The smoking gun for the Fed adjusting its bias toward higher rates lies in stubbornly high inflation. This adjustment would primarily aim to bring inflation down. The latest inflation release, the Consumer Price Index (CPI), revealed unexpectedly high figures, significantly surpassing the Fed’s target of 2% inflation.

Will the Fed Raise, Not Lower, Rates?

The Fed’s next meeting is scheduled for April 30 to May 1. Few market participants or strategists expect any shift in the Fed Funds target; it has remained unchanged at 5.25%-5.50% since July 2023. However, the combination of strong jobs data and persistent inflation is leading many analysts to believe the Fed may eventually hike rates, not lower them.

There was a significant caution from UBS Group AG strategists, Jonathan Pingle and Bhanu Baweja. The team highlighted the risk that if inflation doesn’t come down to the Fed’s target, monetary policy may have to return to rate hikes. This, of course, could trigger a downturn in stocks.

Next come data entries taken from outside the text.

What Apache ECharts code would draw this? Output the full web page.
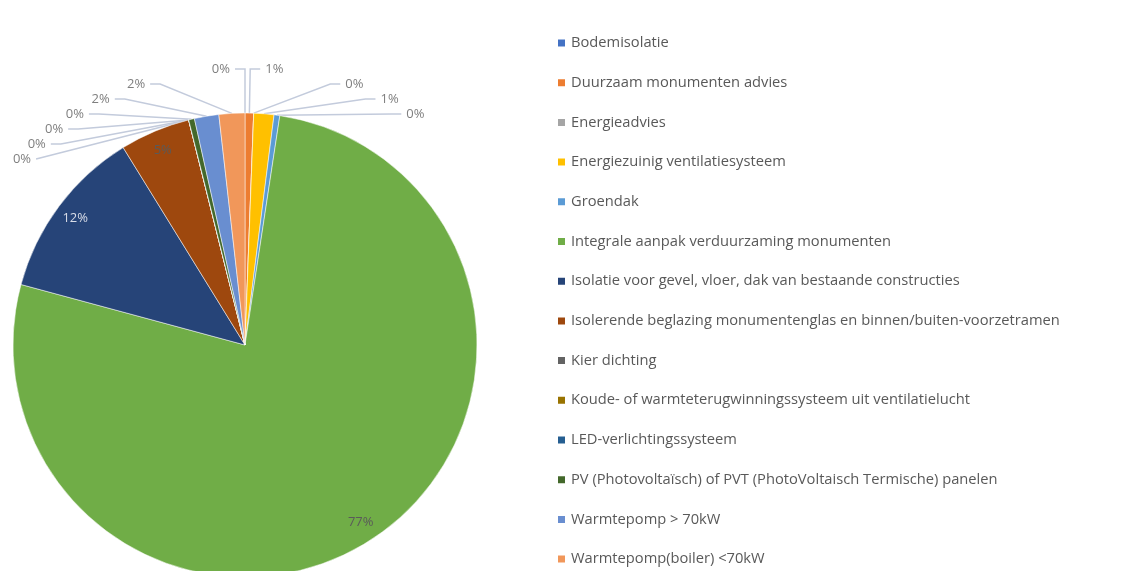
<!DOCTYPE html>
<html>
<head>
<meta charset="utf-8">
<script src="https://cdn.jsdelivr.net/npm/echarts@6/dist/echarts.min.js"></script>
<style>html,body{margin:0;padding:0;background:#fff;}#c{width:1122px;height:571px;}</style>
</head>
<body>
<div id="c"></div>
<script>
const categories = [
  "Bodemisolatie",
  "Duurzaam monumenten advies",
  "Energieadvies",
  "Energiezuinig ventilatiesysteem",
  "Groendak",
  "Integrale aanpak verduurzaming monumenten",
  "Isolatie voor gevel, vloer, dak van bestaande constructies",
  "Isolerende beglazing monumentenglas en binnen/buiten-voorzetramen",
  "Kier dichting",
  "Koude- of warmteterugwinningssysteem uit ventilatielucht",
  "LED-verlichtingssysteem",
  "PV (Photovoltaïsch) of PVT (PhotoVoltaisch Termische) panelen",
  "Warmtepomp > 70kW",
  "Warmtepomp(boiler) <70kW"
];
const values = [0, 0.6, 0, 1.4, 0.4, 76.8, 12.0, 4.9, 0, 0, 0, 0.4, 1.7, 1.8];
const colors = ["#4472C4","#ED7D31","#A5A5A5","#FFC000","#5B9BD5","#70AD47","#264478","#9E480E","#636363","#997300","#255E91","#43682B","#698ED0","#F1975A"];
const insideSet = [5, 6, 7];

const chart = echarts.init(document.getElementById('c'), null, {renderer: 'canvas'});
const fmt = p => Math.round(p.percent) + '%';
const center = [245, 345];
const R = 232;

const mainData = categories.map((n, i) => ({
  name: n, value: values[i],
  itemStyle: {color: colors[i]},
  label: {show: !insideSet.includes(i)},
  labelLine: {show: !insideSet.includes(i)}
}));
const labelData = categories.map((n, i) => ({
  name: n, value: values[i],
  label: {show: insideSet.includes(i), color: i === 6 ? '#d9dde8' : '#5a5a5a'}
}));

chart.setOption({
  animation: false,
  legend: {
    orient: 'vertical', left: 551, top: 30, height: 560,
    icon: 'rect', itemWidth: 9, itemHeight: 9, itemGap: 23.7,
    textStyle: {fontFamily: 'Open Sans', fontSize: 14.7, color: '#595959', lineHeight: 16},
    data: categories
  },
  series: [
    {
      type: 'pie', center: center, radius: [0, R], startAngle: 90, clockwise: true,
      data: mainData,
      itemStyle: {borderColor: '#fff', borderWidth: 0.5},
      label: {position: 'outside', formatter: fmt, fontFamily: 'Open Sans', fontSize: 13, color: '#7f7f7f', overflow: 'none'},
      labelLine: {length: 44, length2: 10, lineStyle: {color: '#c3cbdc', width: 1.5}},
      emphasis: {disabled: true}
    },
    {
      type: 'pie', center: center, radius: [R * 0.8, R], startAngle: 90, clockwise: true,
      data: labelData, silent: true, legendHoverLink: false,
      itemStyle: {color: 'rgba(0,0,0,0)'},
      label: {position: 'inside', formatter: fmt, fontFamily: 'Open Sans', fontSize: 13},
      labelLine: {show: false},
      emphasis: {disabled: true}
    }
  ]
});
</script>
</body>
</html>
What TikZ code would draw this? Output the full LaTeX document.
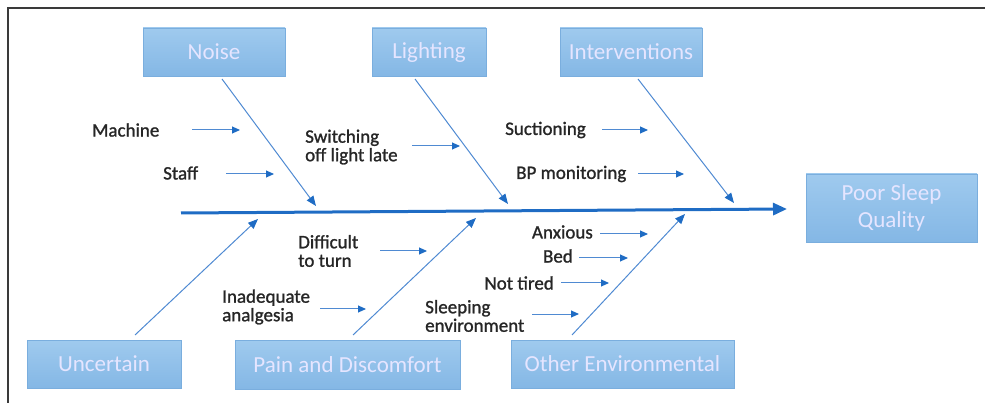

The UBS strategists referred to this as a “no-landing scenario,” where further rate hikes could lead to a significant flattening of the U.S. Treasury curve and a potential 10%-15% decline in stock market values.

Final Thoughts

No one, not even the Fed, knows for sure what its next monetary policy move will be, including interest rate direction. The Fed has said it remains data-dependent, meaning it will let reports such as Unemployment and CPI dictate where the economy is and likely headed. A few years back, the Fed made the mistake of thinking that inflation was, in their words, “transitory.” Despite the numbers indicating persistent inflation, the Fed overrode the data with their own expectations.

Having learned its lesson, the Fed is now resolved to bring inflation down to 2%. Investors are encouraged not to fight the Fed and to follow the data themselves to get a sense of the next rate move.